▶ Supplied material
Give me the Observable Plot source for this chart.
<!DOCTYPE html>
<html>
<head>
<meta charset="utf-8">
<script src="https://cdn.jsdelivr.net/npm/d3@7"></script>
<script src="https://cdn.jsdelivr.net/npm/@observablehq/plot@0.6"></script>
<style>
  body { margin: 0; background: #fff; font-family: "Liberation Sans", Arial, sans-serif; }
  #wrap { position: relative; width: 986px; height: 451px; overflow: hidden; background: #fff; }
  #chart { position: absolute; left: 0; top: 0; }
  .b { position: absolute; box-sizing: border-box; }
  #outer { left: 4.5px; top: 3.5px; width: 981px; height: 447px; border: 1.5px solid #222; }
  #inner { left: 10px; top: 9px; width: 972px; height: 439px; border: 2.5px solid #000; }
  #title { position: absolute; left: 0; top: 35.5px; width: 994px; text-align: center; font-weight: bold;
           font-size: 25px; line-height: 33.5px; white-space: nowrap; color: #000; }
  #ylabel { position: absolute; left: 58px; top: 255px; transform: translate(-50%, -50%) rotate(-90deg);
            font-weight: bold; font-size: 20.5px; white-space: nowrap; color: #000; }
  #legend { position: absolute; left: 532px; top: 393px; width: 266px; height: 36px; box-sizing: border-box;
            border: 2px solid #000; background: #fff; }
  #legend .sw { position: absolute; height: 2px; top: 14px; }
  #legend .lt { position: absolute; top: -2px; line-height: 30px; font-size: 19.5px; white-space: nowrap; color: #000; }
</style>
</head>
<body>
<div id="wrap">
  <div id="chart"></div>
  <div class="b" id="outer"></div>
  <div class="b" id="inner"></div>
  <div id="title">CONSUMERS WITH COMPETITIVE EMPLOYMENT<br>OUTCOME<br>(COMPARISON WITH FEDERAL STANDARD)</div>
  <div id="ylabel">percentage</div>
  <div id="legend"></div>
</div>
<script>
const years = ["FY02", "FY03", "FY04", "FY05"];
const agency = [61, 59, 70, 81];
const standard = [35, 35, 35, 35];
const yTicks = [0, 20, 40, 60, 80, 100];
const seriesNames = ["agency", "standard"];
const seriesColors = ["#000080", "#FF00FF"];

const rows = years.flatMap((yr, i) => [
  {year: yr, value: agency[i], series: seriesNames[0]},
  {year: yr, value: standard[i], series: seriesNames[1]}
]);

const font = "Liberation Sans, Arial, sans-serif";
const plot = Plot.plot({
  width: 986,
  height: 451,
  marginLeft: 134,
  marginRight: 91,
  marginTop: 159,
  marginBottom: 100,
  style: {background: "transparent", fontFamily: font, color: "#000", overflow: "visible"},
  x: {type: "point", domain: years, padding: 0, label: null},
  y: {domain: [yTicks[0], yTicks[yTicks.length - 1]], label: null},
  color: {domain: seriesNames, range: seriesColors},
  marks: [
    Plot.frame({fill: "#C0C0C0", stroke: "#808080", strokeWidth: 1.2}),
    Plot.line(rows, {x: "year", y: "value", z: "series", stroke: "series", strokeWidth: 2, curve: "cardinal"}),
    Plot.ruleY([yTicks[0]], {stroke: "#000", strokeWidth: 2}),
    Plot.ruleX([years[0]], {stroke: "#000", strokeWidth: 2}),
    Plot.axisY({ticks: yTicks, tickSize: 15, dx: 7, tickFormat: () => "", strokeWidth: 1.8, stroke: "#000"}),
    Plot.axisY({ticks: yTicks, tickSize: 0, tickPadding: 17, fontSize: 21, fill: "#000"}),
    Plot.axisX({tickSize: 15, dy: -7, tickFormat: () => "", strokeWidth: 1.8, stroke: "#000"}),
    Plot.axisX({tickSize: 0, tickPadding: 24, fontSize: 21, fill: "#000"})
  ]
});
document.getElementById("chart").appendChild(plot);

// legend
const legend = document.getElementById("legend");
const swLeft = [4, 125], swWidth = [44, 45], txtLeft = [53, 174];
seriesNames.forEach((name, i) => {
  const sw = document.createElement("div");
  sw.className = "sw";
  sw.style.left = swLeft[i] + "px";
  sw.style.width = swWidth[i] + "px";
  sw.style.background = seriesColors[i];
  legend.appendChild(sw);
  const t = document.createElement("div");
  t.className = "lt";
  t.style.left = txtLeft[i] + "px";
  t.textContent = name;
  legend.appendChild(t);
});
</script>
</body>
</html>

▶ Task to complete
Copy the material above back out, exactly as written.

▶ Complete response
Give me the Observable Plot source for this chart.
<!DOCTYPE html>
<html>
<head>
<meta charset="utf-8">
<script src="https://cdn.jsdelivr.net/npm/d3@7"></script>
<script src="https://cdn.jsdelivr.net/npm/@observablehq/plot@0.6"></script>
<style>
  body { margin: 0; background: #fff; font-family: "Liberation Sans", Arial, sans-serif; }
  #wrap { position: relative; width: 986px; height: 451px; overflow: hidden; background: #fff; }
  #chart { position: absolute; left: 0; top: 0; }
  .b { position: absolute; box-sizing: border-box; }
  #outer { left: 4.5px; top: 3.5px; width: 981px; height: 447px; border: 1.5px solid #222; }
  #inner { left: 10px; top: 9px; width: 972px; height: 439px; border: 2.5px solid #000; }
  #title { position: absolute; left: 0; top: 35.5px; width: 994px; text-align: center; font-weight: bold;
           font-size: 25px; line-height: 33.5px; white-space: nowrap; color: #000; }
  #ylabel { position: absolute; left: 58px; top: 255px; transform: translate(-50%, -50%) rotate(-90deg);
            font-weight: bold; font-size: 20.5px; white-space: nowrap; color: #000; }
  #legend { position: absolute; left: 532px; top: 393px; width: 266px; height: 36px; box-sizing: border-box;
            border: 2px solid #000; background: #fff; }
  #legend .sw { position: absolute; height: 2px; top: 14px; }
  #legend .lt { position: absolute; top: -2px; line-height: 30px; font-size: 19.5px; white-space: nowrap; color: #000; }
</style>
</head>
<body>
<div id="wrap">
  <div id="chart"></div>
  <div class="b" id="outer"></div>
  <div class="b" id="inner"></div>
  <div id="title">CONSUMERS WITH COMPETITIVE EMPLOYMENT<br>OUTCOME<br>(COMPARISON WITH FEDERAL STANDARD)</div>
  <div id="ylabel">percentage</div>
  <div id="legend"></div>
</div>
<script>
const years = ["FY02", "FY03", "FY04", "FY05"];
const agency = [61, 59, 70, 81];
const standard = [35, 35, 35, 35];
const yTicks = [0, 20, 40, 60, 80, 100];
const seriesNames = ["agency", "standard"];
const seriesColors = ["#000080", "#FF00FF"];

const rows = years.flatMap((yr, i) => [
  {year: yr, value: agency[i], series: seriesNames[0]},
  {year: yr, value: standard[i], series: seriesNames[1]}
]);

const font = "Liberation Sans, Arial, sans-serif";
const plot = Plot.plot({
  width: 986,
  height: 451,
  marginLeft: 134,
  marginRight: 91,
  marginTop: 159,
  marginBottom: 100,
  style: {background: "transparent", fontFamily: font, color: "#000", overflow: "visible"},
  x: {type: "point", domain: years, padding: 0, label: null},
  y: {domain: [yTicks[0], yTicks[yTicks.length - 1]], label: null},
  color: {domain: seriesNames, range: seriesColors},
  marks: [
    Plot.frame({fill: "#C0C0C0", stroke: "#808080", strokeWidth: 1.2}),
    Plot.line(rows, {x: "year", y: "value", z: "series", stroke: "series", strokeWidth: 2, curve: "cardinal"}),
    Plot.ruleY([yTicks[0]], {stroke: "#000", strokeWidth: 2}),
    Plot.ruleX([years[0]], {stroke: "#000", strokeWidth: 2}),
    Plot.axisY({ticks: yTicks, tickSize: 15, dx: 7, tickFormat: () => "", strokeWidth: 1.8, stroke: "#000"}),
    Plot.axisY({ticks: yTicks, tickSize: 0, tickPadding: 17, fontSize: 21, fill: "#000"}),
    Plot.axisX({tickSize: 15, dy: -7, tickFormat: () => "", strokeWidth: 1.8, stroke: "#000"}),
    Plot.axisX({tickSize: 0, tickPadding: 24, fontSize: 21, fill: "#000"})
  ]
});
document.getElementById("chart").appendChild(plot);

// legend
const legend = document.getElementById("legend");
const swLeft = [4, 125], swWidth = [44, 45], txtLeft = [53, 174];
seriesNames.forEach((name, i) => {
  const sw = document.createElement("div");
  sw.className = "sw";
  sw.style.left = swLeft[i] + "px";
  sw.style.width = swWidth[i] + "px";
  sw.style.background = seriesColors[i];
  legend.appendChild(sw);
  const t = document.createElement("div");
  t.className = "lt";
  t.style.left = txtLeft[i] + "px";
  t.textContent = name;
  legend.appendChild(t);
});
</script>
</body>
</html>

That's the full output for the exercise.